WHAT TO PRODUCE: Transcribe all of the material below word for word and leave out its pictures.

[Rows from a dataset of charts and code]

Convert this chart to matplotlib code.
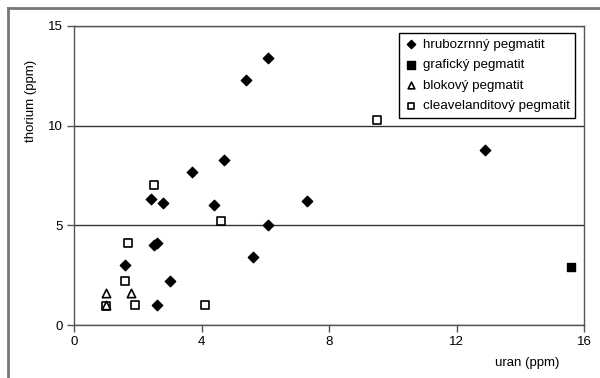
import matplotlib
matplotlib.use("Agg")
import matplotlib.pyplot as plt
from matplotlib.lines import Line2D

plt.rcParams['font.family'] = ['Liberation Sans', 'DejaVu Sans']

# data
hrub_x = [6.1, 5.4, 4.7, 3.7, 2.4, 2.8, 4.4, 7.3, 6.1, 2.6, 2.5, 1.6, 5.6, 3.0, 2.6, 12.9]
hrub_y = [13.4, 12.3, 8.3, 7.7, 6.3, 6.1, 6.0, 6.2, 5.0, 4.1, 4.0, 3.0, 3.4, 2.2, 1.0, 8.8]
graf_x = [15.6]
graf_y = [2.9]
blok_x = [1.0, 1.8, 1.0]
blok_y = [1.6, 1.6, 1.0]
clea_x = [9.5, 2.5, 4.6, 1.7, 1.6, 1.9, 4.1, 1.0]
clea_y = [10.3, 7.0, 5.2, 4.1, 2.2, 1.0, 1.0, 0.95]
labels = ['hrubozrnný pegmatit', 'grafický pegmatit', 'blokový pegmatit', 'cleavelanditový pegmatit']
xticks = [0, 4, 8, 12, 16]
yticks = [0, 5, 10, 15]

fig = plt.figure(figsize=(6.0, 3.78), dpi=100)
ax = fig.add_axes([74/600, 1-325/378, (584-74)/600, (325-26)/378])

ax.scatter(hrub_x, hrub_y, marker='D', s=28, c='black', label=labels[0], zorder=3)
ax.scatter(graf_x, graf_y, marker='s', s=40, c='black', label=labels[1], zorder=3)
ax.scatter(clea_x, clea_y, marker='s', s=36, facecolors='white', edgecolors='black', linewidths=1.2, label=labels[3], zorder=3)
ax.scatter(blok_x, blok_y, marker='^', s=36, facecolors='white', edgecolors='black', linewidths=1.2, label=labels[2], zorder=4)

ax.set_xlim(0, 16)
ax.set_ylim(0, 15)
ax.set_xticks(xticks)
ax.set_yticks(yticks)
ax.yaxis.grid(True, color='#333333', linewidth=1.0)
ax.set_axisbelow(True)
for s in ax.spines.values():
    s.set_color('#555555')
    s.set_linewidth(1.0)
ax.tick_params(axis='both', direction='out', length=5, width=1, color='#555555', labelsize=9.5, pad=3)

ax.set_xlabel('uran (ppm)', fontsize=9.5)
ax.xaxis.set_label_coords((527-74)/510, -(357-325)/299, transform=ax.transAxes)
ax.xaxis.label.set_ha('center')
ax.set_ylabel('thorium (ppm)', fontsize=9.5)
ax.yaxis.set_label_coords(-(74-37)/510, (325-101)/299)

handles, labs = ax.get_legend_handles_labels()
order = [labels.index(l) for l in labs]
hl = sorted(zip(order, handles, labs))
leg = ax.legend([h for _, h, _ in hl], [l for _, _, l in hl], loc='upper right',
                bbox_to_anchor=((575-74)/510, (325-33)/299), fontsize=9.6,
                frameon=True, fancybox=False, edgecolor='black', framealpha=1,
                handletextpad=0.4, borderpad=0.4, labelspacing=0.62, handlelength=1.0,
                borderaxespad=0, markerscale=0.8)
leg.get_frame().set_linewidth(1.0)

# outer frame (cropped)
fig.add_artist(Line2D([8/600, 8/600], [0, 1-8/378], color='#777777', linewidth=2, transform=fig.transFigure))
fig.add_artist(Line2D([8/600, 1], [1-8/378, 1-8/378], color='#777777', linewidth=2, transform=fig.transFigure))

fig.savefig('out.png', dpi=100)
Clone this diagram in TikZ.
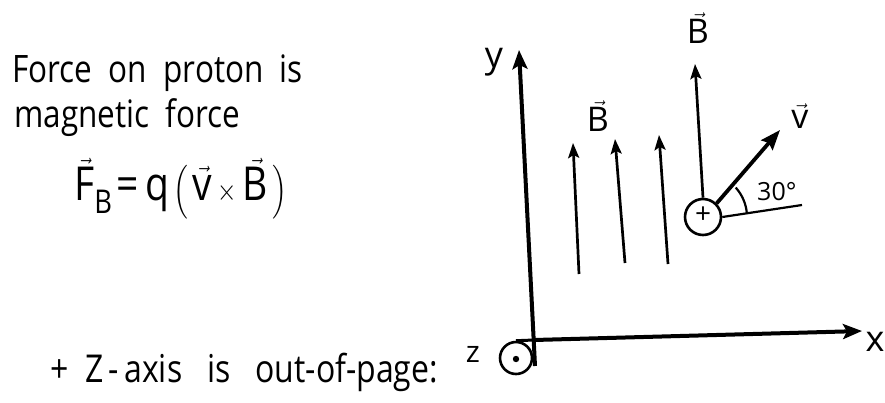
\documentclass[tikz,border=0pt]{standalone}
\usepackage{fontspec}
\usepackage{amsmath}
\setmainfont{Open Sans}
\usetikzlibrary{arrows.meta,calc}
\begin{document}
\begin{tikzpicture}[x=1pt,y=-1pt,
  axis/.style={line width=4pt,-{Stealth[length=19pt,width=15pt,inset=4pt]}},
  bfield/.style={line width=2.7pt,-{Stealth[length=15pt,width=11pt,inset=3pt]}},
  vec/.style={line width=3.8pt,-{Stealth[length=20pt,width=15pt,inset=3pt]}},
  thin/.style={line width=2.2pt},
  txt/.style={anchor=base west,inner sep=0pt,yscale=1.2},
  lbl/.style={inner sep=0pt,font=\fontsize{34}{38}\selectfont},
  circ/.style={draw,circle,line width=2.6pt,inner sep=0pt}
]
\useasboundingbox (0,0) rectangle (885,402);

% text on the left
\node[txt,font=\fontsize{31.5}{36}\selectfont] (t1) at (12,82) {Force\ \ on\ \ proton\ \ is};
\node[txt,font=\fontsize{31.5}{36}\selectfont] (t2) at (14,127) {magnetic\ \ force};
\node[txt,font=\fontsize{39}{44}\selectfont] (t3) at (74,200) {$\vec{\text{F}}_{\text{B}}\,\text{=}\;\text{q}\,\Bigl(\,\vec{\text{v}}\times\vec{\text{B}}\,\Bigr)$};
\node[txt,font=\fontsize{32}{36}\selectfont] (t4) at (50,382) {+\ \ Z\,-\,axis\ \ \ is\ \ \ out-of-page:};

% axes
\node[circ,minimum width=28pt,minimum height=32pt] (zc) at (516,358) {};
\fill (516,359) circle (3.2pt);
\node[lbl,font=\fontsize{30}{34}\selectfont] (zl) at (473,354) {z};
\coordinate (o) at (534,340);
\coordinate (ybot) at (535,366);
\coordinate (ytop) at (519,50);
\coordinate (xend) at (862,331);
\draw[axis] (ybot) -- (ytop);
\draw[line width=3pt] (zc.north) -- (o);
\draw[axis] (o) -- (xend);
\node[lbl,font=\fontsize{36}{40}\selectfont] (yl) at (494,62) {y};
\node[lbl,font=\fontsize{36}{40}\selectfont] (xl) at (875,342) {x};

% field lines
\coordinate (b1s) at (579,274);
\coordinate (b1e) at (573,143);
\coordinate (b2s) at (625,263);
\coordinate (b2e) at (615,139);
\coordinate (b3s) at (668,264);
\coordinate (b3e) at (659,135);
\draw[bfield] (b1s) -- (b1e);
\draw[bfield] (b2s) -- (b2e);
\draw[bfield] (b3s) -- (b3e);
\node[lbl] (bl1) at (598,116) {$\vec{\text{B}}$};

% proton
\node[circ,minimum width=34pt,minimum height=36pt] (p) at (703,217) {};
\node[inner sep=0pt,font=\fontsize{28}{30}\selectfont] (pp) at (703,215) {+};
\coordinate (btop) at (695,64);
\draw[bfield] (p.north) -- (btop);
\node[lbl] (bl2) at (698,28) {$\vec{\text{B}}$};

% velocity
\coordinate (vend) at (780,130);
\draw[vec] (p.north east) -- (vend);
\node[lbl] (vl) at (800,116) {$\vec{\text{v}}$};
\coordinate (href) at (802,205);
\draw[thin] (p.east) -- (href);
\draw[thin] ($(p.center)+(-5:44)$) arc[start angle=-5,end angle=-42,radius=44];
\node[anchor=base west,inner sep=0pt,font=\fontsize{25}{28}\selectfont] (ang) at (757,200) {30°};
\end{tikzpicture}
\end{document}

SOLUTION:
Convert this chart to matplotlib code.
import matplotlib
matplotlib.use("Agg")
import matplotlib.pyplot as plt
from matplotlib.lines import Line2D

plt.rcParams['font.family'] = ['Liberation Sans', 'DejaVu Sans']

# data
hrub_x = [6.1, 5.4, 4.7, 3.7, 2.4, 2.8, 4.4, 7.3, 6.1, 2.6, 2.5, 1.6, 5.6, 3.0, 2.6, 12.9]
hrub_y = [13.4, 12.3, 8.3, 7.7, 6.3, 6.1, 6.0, 6.2, 5.0, 4.1, 4.0, 3.0, 3.4, 2.2, 1.0, 8.8]
graf_x = [15.6]
graf_y = [2.9]
blok_x = [1.0, 1.8, 1.0]
blok_y = [1.6, 1.6, 1.0]
clea_x = [9.5, 2.5, 4.6, 1.7, 1.6, 1.9, 4.1, 1.0]
clea_y = [10.3, 7.0, 5.2, 4.1, 2.2, 1.0, 1.0, 0.95]
labels = ['hrubozrnný pegmatit', 'grafický pegmatit', 'blokový pegmatit', 'cleavelanditový pegmatit']
xticks = [0, 4, 8, 12, 16]
yticks = [0, 5, 10, 15]

fig = plt.figure(figsize=(6.0, 3.78), dpi=100)
ax = fig.add_axes([74/600, 1-325/378, (584-74)/600, (325-26)/378])

ax.scatter(hrub_x, hrub_y, marker='D', s=28, c='black', label=labels[0], zorder=3)
ax.scatter(graf_x, graf_y, marker='s', s=40, c='black', label=labels[1], zorder=3)
ax.scatter(clea_x, clea_y, marker='s', s=36, facecolors='white', edgecolors='black', linewidths=1.2, label=labels[3], zorder=3)
ax.scatter(blok_x, blok_y, marker='^', s=36, facecolors='white', edgecolors='black', linewidths=1.2, label=labels[2], zorder=4)

ax.set_xlim(0, 16)
ax.set_ylim(0, 15)
ax.set_xticks(xticks)
ax.set_yticks(yticks)
ax.yaxis.grid(True, color='#333333', linewidth=1.0)
ax.set_axisbelow(True)
for s in ax.spines.values():
    s.set_color('#555555')
    s.set_linewidth(1.0)
ax.tick_params(axis='both', direction='out', length=5, width=1, color='#555555', labelsize=9.5, pad=3)

ax.set_xlabel('uran (ppm)', fontsize=9.5)
ax.xaxis.set_label_coords((527-74)/510, -(357-325)/299, transform=ax.transAxes)
ax.xaxis.label.set_ha('center')
ax.set_ylabel('thorium (ppm)', fontsize=9.5)
ax.yaxis.set_label_coords(-(74-37)/510, (325-101)/299)

handles, labs = ax.get_legend_handles_labels()
order = [labels.index(l) for l in labs]
hl = sorted(zip(order, handles, labs))
leg = ax.legend([h for _, h, _ in hl], [l for _, _, l in hl], loc='upper right',
                bbox_to_anchor=((575-74)/510, (325-33)/299), fontsize=9.6,
                frameon=True, fancybox=False, edgecolor='black', framealpha=1,
                handletextpad=0.4, borderpad=0.4, labelspacing=0.62, handlelength=1.0,
                borderaxespad=0, markerscale=0.8)
leg.get_frame().set_linewidth(1.0)

# outer frame (cropped)
fig.add_artist(Line2D([8/600, 8/600], [0, 1-8/378], color='#777777', linewidth=2, transform=fig.transFigure))
fig.add_artist(Line2D([8/600, 1], [1-8/378, 1-8/378], color='#777777', linewidth=2, transform=fig.transFigure))

fig.savefig('out.png', dpi=100)
Clone this diagram in TikZ.
\documentclass[tikz,border=0pt]{standalone}
\usepackage{fontspec}
\usepackage{amsmath}
\setmainfont{Open Sans}
\usetikzlibrary{arrows.meta,calc}
\begin{document}
\begin{tikzpicture}[x=1pt,y=-1pt,
  axis/.style={line width=4pt,-{Stealth[length=19pt,width=15pt,inset=4pt]}},
  bfield/.style={line width=2.7pt,-{Stealth[length=15pt,width=11pt,inset=3pt]}},
  vec/.style={line width=3.8pt,-{Stealth[length=20pt,width=15pt,inset=3pt]}},
  thin/.style={line width=2.2pt},
  txt/.style={anchor=base west,inner sep=0pt,yscale=1.2},
  lbl/.style={inner sep=0pt,font=\fontsize{34}{38}\selectfont},
  circ/.style={draw,circle,line width=2.6pt,inner sep=0pt}
]
\useasboundingbox (0,0) rectangle (885,402);

% text on the left
\node[txt,font=\fontsize{31.5}{36}\selectfont] (t1) at (12,82) {Force\ \ on\ \ proton\ \ is};
\node[txt,font=\fontsize{31.5}{36}\selectfont] (t2) at (14,127) {magnetic\ \ force};
\node[txt,font=\fontsize{39}{44}\selectfont] (t3) at (74,200) {$\vec{\text{F}}_{\text{B}}\,\text{=}\;\text{q}\,\Bigl(\,\vec{\text{v}}\times\vec{\text{B}}\,\Bigr)$};
\node[txt,font=\fontsize{32}{36}\selectfont] (t4) at (50,382) {+\ \ Z\,-\,axis\ \ \ is\ \ \ out-of-page:};

% axes
\node[circ,minimum width=28pt,minimum height=32pt] (zc) at (516,358) {};
\fill (516,359) circle (3.2pt);
\node[lbl,font=\fontsize{30}{34}\selectfont] (zl) at (473,354) {z};
\coordinate (o) at (534,340);
\coordinate (ybot) at (535,366);
\coordinate (ytop) at (519,50);
\coordinate (xend) at (862,331);
\draw[axis] (ybot) -- (ytop);
\draw[line width=3pt] (zc.north) -- (o);
\draw[axis] (o) -- (xend);
\node[lbl,font=\fontsize{36}{40}\selectfont] (yl) at (494,62) {y};
\node[lbl,font=\fontsize{36}{40}\selectfont] (xl) at (875,342) {x};

% field lines
\coordinate (b1s) at (579,274);
\coordinate (b1e) at (573,143);
\coordinate (b2s) at (625,263);
\coordinate (b2e) at (615,139);
\coordinate (b3s) at (668,264);
\coordinate (b3e) at (659,135);
\draw[bfield] (b1s) -- (b1e);
\draw[bfield] (b2s) -- (b2e);
\draw[bfield] (b3s) -- (b3e);
\node[lbl] (bl1) at (598,116) {$\vec{\text{B}}$};

% proton
\node[circ,minimum width=34pt,minimum height=36pt] (p) at (703,217) {};
\node[inner sep=0pt,font=\fontsize{28}{30}\selectfont] (pp) at (703,215) {+};
\coordinate (btop) at (695,64);
\draw[bfield] (p.north) -- (btop);
\node[lbl] (bl2) at (698,28) {$\vec{\text{B}}$};

% velocity
\coordinate (vend) at (780,130);
\draw[vec] (p.north east) -- (vend);
\node[lbl] (vl) at (800,116) {$\vec{\text{v}}$};
\coordinate (href) at (802,205);
\draw[thin] (p.east) -- (href);
\draw[thin] ($(p.center)+(-5:44)$) arc[start angle=-5,end angle=-42,radius=44];
\node[anchor=base west,inner sep=0pt,font=\fontsize{25}{28}\selectfont] (ang) at (757,200) {30°};
\end{tikzpicture}
\end{document}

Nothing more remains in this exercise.